Jeremy Grantham, the GMO co-founder known for calling past market bubbles, warned that an AI bubble has pushed US stocks to their most expensive levels in American history and could set up a decline of as much as 70%.
The veteran strategist made the remarks on CNBC, and his core advice was blunt. He urged investors to step away from US equities and look abroad.
Grantham said the market’s price-to-earnings ratio has averaged more than 60% higher since 2010 than over the prior century. He ties that premium to years of cheap money. He does not dispute that AI is transformative. Instead, he says near-universal faith in the technology has fueled dangerous overinvestment, echoing growing AI bubble fears across Wall Street.
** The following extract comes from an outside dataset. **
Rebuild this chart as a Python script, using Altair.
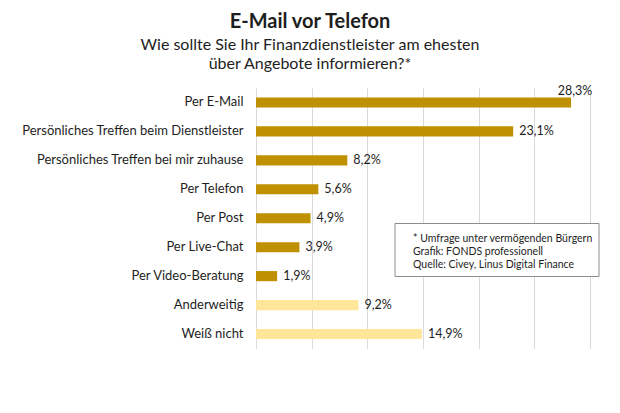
import altair as alt
import pandas as pd

categories = [
    "Per E-Mail",
    "Persönliches Treffen beim Dienstleister",
    "Persönliches Treffen bei mir zuhause",
    "Per Telefon",
    "Per Post",
    "Per Live-Chat",
    "Per Video-Beratung",
    "Anderweitig",
    "Weiß nicht",
]
values = [28.3, 23.1, 8.2, 5.6, 4.9, 3.9, 1.9, 9.2, 14.9]
groups = ["Kanal"] * 7 + ["Sonstiges"] * 2
notes = [
    "* Umfrage unter vermögenden Bürgern",
    "Grafik: FONDS professionell",
    "Quelle: Civey, Linus Digital Finance",
]

df = pd.DataFrame({"Kategorie": categories, "Wert": values, "Gruppe": groups})
df["Label"] = [f"{v:.1f}%".replace(".", ",") for v in values]

FONT = "Lato"
TXT = "#1E1E1E"

y_enc = alt.Y("Kategorie:N", sort=categories,
              scale=alt.Scale(paddingInner=0.65, paddingOuter=0.325),
              axis=alt.Axis(title=None, domain=False, ticks=False, labelPadding=13,
                            labelFont=FONT, labelFontSize=13, labelColor=TXT,
                            labelLimit=400))
x_enc = alt.X("Wert:Q", scale=alt.Scale(domain=[0, 30], nice=False),
              axis=alt.Axis(title=None, values=[0, 5, 10, 15, 20, 25, 30], labels=False,
                            ticks=False, domain=False, grid=True,
                            gridColor="#D9D9D9", gridWidth=1))

base = alt.Chart(df)

bars = base.mark_bar().encode(
    x=x_enc,
    y=y_enc,
    color=alt.Color("Gruppe:N",
                    scale=alt.Scale(domain=["Kanal", "Sonstiges"], range=["#BF9000", "#FFE699"]),
                    legend=None),
)

labels = base.transform_filter("datum.Wert < 25").mark_text(
    align="left", baseline="middle", dx=6, font=FONT, fontSize=12.5, color=TXT
).encode(x="Wert:Q", y=alt.Y("Kategorie:N", sort=categories), text="Label:N")

top_label = base.transform_filter("datum.Wert >= 25").mark_text(
    align="center", baseline="middle", dx=4, dy=-11, font=FONT, fontSize=12.5, color=TXT
).encode(x="Wert:Q", y=alt.Y("Kategorie:N", sort=categories), text="Label:N")

box = alt.Chart(alt.Data(values=[{"n": 1}])).mark_rect(
    fill="white", stroke="#8C8C8C", strokeWidth=1
).encode(x=alt.value(139), x2=alt.value(343), y=alt.value(135.5), y2=alt.value(188.5))

note = alt.Chart(alt.Data(values=[{"n": 1}])).mark_text(
    text=notes, align="left", baseline="middle", lineHeight=13,
    font=FONT, fontSize=10.5, color=TXT
).encode(x=alt.value(157), y=alt.value(150.5))

chart = alt.layer(bars, labels, top_label, box, note).resolve_scale(
    y="shared", x="shared"
).properties(
    width=334,
    height=260.5,
    padding={"left": 248, "top": 80, "right": 20, "bottom": 40},
    autosize=alt.AutoSizeParams(type="none"),
    title=alt.TitleParams(
        text="E-Mail vor Telefon",
        subtitle=["Wie sollte Sie Ihr Finanzdienstleister am ehesten",
                  "über Angebote informieren?*"],
        font=FONT, fontSize=20, fontWeight="bold", color=TXT,
        subtitleFont=FONT, subtitleFontSize=16, subtitleColor=TXT,
        subtitleLineHeight=19.5, subtitlePadding=5,
        anchor="middle", dx=-113, offset=13,
    ),
).configure_view(stroke=None)

chart.save("out.html", embed_options={"renderer": "svg", "actions": False})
His bubble model holds that every prior speculative extreme eventually reverts to trend. A retreat toward those norms, he says, points to a drop closer to 70% than 50% in the biggest winners. The timing, he conceded, could land anywhere from two weeks to two years.
Grantham called the dot-com peak in 2000 and warned of a US housing bubble in 2007. That record carries weight, though his 2021 epic-bubble warning proved early as stocks climbed before stumbling in 2022. He is not alone now, as investor Ray Dalio has flagged similar liquidity risks.
A 70% unwind would not stay inside the stock market. Bitcoin (BTC) now trades like a tech stock, so a deep risk-off move tends to hit crypto first and hardest.
The strain already shows. US spot Bitcoin ETFs posted a record 30-day outflow of $6.35 billion through mid-June, according to Galaxy Research.
Bitcoin was trading near $59,663 during the pullback. Grantham, meanwhile, dismisses crypto, repeating his view that the token is worthless and headed toward zero.
His prescription favors non-US stocks, bonds, and precious metals over expensive American names. Not everyone shares the alarm.
Bulls note that today’s AI leaders earn real profits, unlike many dot-com-era firms. Federal Reserve Chair Jerome Powell has called AI spending real economic activity, not pure speculation.
“I won’t go into particular names, but they actually have earnings… These companies actually have business models and profits and that kind of thing. So it’s really a different thing [from the dot-com era],” he said.
Whether Grantham proves early or right, his record means few will dismiss the warning outright.
For crypto holders, the takeaway is that Bitcoin’s fate now rides largely on how long the AI trade holds. The coming round of AI earnings will test how much of the optimism is justified.